── DATASET SECTION ──
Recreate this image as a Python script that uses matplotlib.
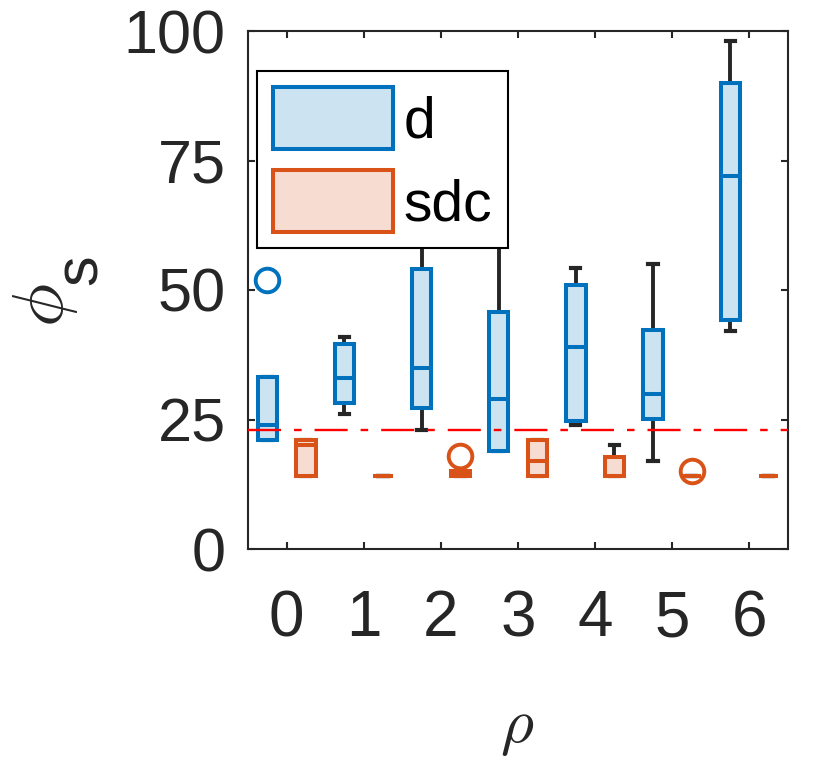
import numpy as np
import matplotlib
matplotlib.use("Agg")
import matplotlib.pyplot as plt
from matplotlib.patches import Patch

plt.rcParams['font.family'] = ['Liberation Sans', 'DejaVu Sans']
plt.rcParams['mathtext.fontset'] = 'cm'

# ---- data ----
groups = [0, 1, 2, 3, 4, 5, 6]
tick_labels = ['0', '1', '2', '3', '4', '5', '6']

d_q1 = [21, 28.2, 27.3, 19, 24.8, 25.1, 44.3]
d_med = [24, 33, 35, 29, 39, 30, 72]
d_q3 = [33.3, 39.5, 54, 45.7, 51, 42.3, 89.9]
d_whislo = [21, 26, 23, 19, 24, 17, 42]
d_whishi = [33.3, 41, 65, 62, 54.2, 55, 98]
d_fliers = [[52], [], [], [], [], [], []]

s_q1 = [14, 14, 14, 14, 14, 14, 14]
s_med = [20, 14, 14.5, 17, 14, 14, 14]
s_q3 = [21, 14, 15, 21, 17.7, 14, 14]
s_whislo = [14, 14, 14, 14, 14, 14, 14]
s_whishi = [21, 14, 15, 21, 20, 14, 14]
s_fliers = [[], [], [18], [], [], [15], []]

threshold = 23
series_names = ['d', 'sdc']

blue = '#0072BD'
blue_fill = '#CCE3F2'
orange = '#D95319'
orange_fill = '#F7DCD1'
dark = '#262626'


def make_stats(q1, med, q3, lo, hi, fl):
    return [dict(q1=a, med=b, q3=c, whislo=e, whishi=f, fliers=g)
            for a, b, c, e, f, g in zip(q1, med, q3, lo, hi, fl)]


fig = plt.figure(figsize=(8.3, 7.63), dpi=100)
ax = fig.add_axes([248/830, 1-549/763, 540/830, 518/763])

pos = np.array(groups, dtype=float)
for stats, off, ec, fc in [
        (make_stats(d_q1, d_med, d_q3, d_whislo, d_whishi, d_fliers), -0.25, blue, blue_fill),
        (make_stats(s_q1, s_med, s_q3, s_whislo, s_whishi, s_fliers), 0.25, orange, orange_fill)]:
    ax.bxp(stats, positions=pos + off, widths=0.25, capwidths=0.12,
           patch_artist=True, manage_ticks=False,
           boxprops=dict(facecolor=fc, edgecolor=ec, linewidth=2.9, zorder=2),
           medianprops=dict(color=ec, linewidth=2.9, zorder=2.1),
           whiskerprops=dict(color=dark, linewidth=2.8, zorder=1.5),
           capprops=dict(color=dark, linewidth=3.0, zorder=1.5),
           flierprops=dict(marker='o', markerfacecolor='none', markeredgecolor=ec,
                           markersize=17, markeredgewidth=2.8, zorder=2))

ax.axhline(threshold, color='red', linewidth=1.7, linestyle=(0, (14, 5.5, 3.2, 5.5)), zorder=3)

ax.set_xlim(-0.5, 6.5)
ax.set_ylim(0, 100)
ax.set_xticks(groups)
ax.set_xticklabels(tick_labels)
ax.set_yticks([0, 25, 50, 75, 100])
ax.tick_params(axis='both', direction='in', length=5, width=1.5, colors=dark,
               top=True, right=True)
ax.tick_params(axis='x', pad=29, labelsize=46)
ax.tick_params(axis='y', pad=16, labelsize=44)
for sp in ax.spines.values():
    sp.set_linewidth(1.5)
    sp.set_color(dark)

fig.text(517/830, 1-728/763, r'$\rho$', fontsize=46, color=dark, ha='center', va='center')
fig.text(45/830, 1-305/763, r'$\phi$', fontsize=52, color=dark,
         rotation=90, ha='center', va='center')
fig.text(81/830, 1-270/763, 's', fontsize=44, color=dark,
         rotation=90, ha='center', va='center')

handles = [Patch(facecolor=blue_fill, edgecolor=blue, linewidth=2.9),
           Patch(facecolor=orange_fill, edgecolor=orange, linewidth=2.9)]
leg = ax.legend(handles, series_names, loc='upper left',
                bbox_to_anchor=(9/540, (549-71)/518), borderaxespad=0,
                fontsize=41, handlelength=2.1, handleheight=1.3,
                handletextpad=0.2, labelspacing=0.37, borderpad=0.28,
                fancybox=False, framealpha=1, edgecolor='black')
leg.get_frame().set_linewidth(1.5)
leg.set_zorder(5)

fig.savefig('out.png', dpi=100)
───
REQUIRED TASK.
Leave the pictures out and reproduce exactly the lines from the top of the listing above through the line with "series_names = ['d', 'sdc']".

ANSWER TO THE TASK.
Recreate this image as a Python script that uses matplotlib.
import numpy as np
import matplotlib
matplotlib.use("Agg")
import matplotlib.pyplot as plt
from matplotlib.patches import Patch

plt.rcParams['font.family'] = ['Liberation Sans', 'DejaVu Sans']
plt.rcParams['mathtext.fontset'] = 'cm'

# ---- data ----
groups = [0, 1, 2, 3, 4, 5, 6]
tick_labels = ['0', '1', '2', '3', '4', '5', '6']

d_q1 = [21, 28.2, 27.3, 19, 24.8, 25.1, 44.3]
d_med = [24, 33, 35, 29, 39, 30, 72]
d_q3 = [33.3, 39.5, 54, 45.7, 51, 42.3, 89.9]
d_whislo = [21, 26, 23, 19, 24, 17, 42]
d_whishi = [33.3, 41, 65, 62, 54.2, 55, 98]
d_fliers = [[52], [], [], [], [], [], []]

s_q1 = [14, 14, 14, 14, 14, 14, 14]
s_med = [20, 14, 14.5, 17, 14, 14, 14]
s_q3 = [21, 14, 15, 21, 17.7, 14, 14]
s_whislo = [14, 14, 14, 14, 14, 14, 14]
s_whishi = [21, 14, 15, 21, 20, 14, 14]
s_fliers = [[], [], [18], [], [], [15], []]

threshold = 23
series_names = ['d', 'sdc']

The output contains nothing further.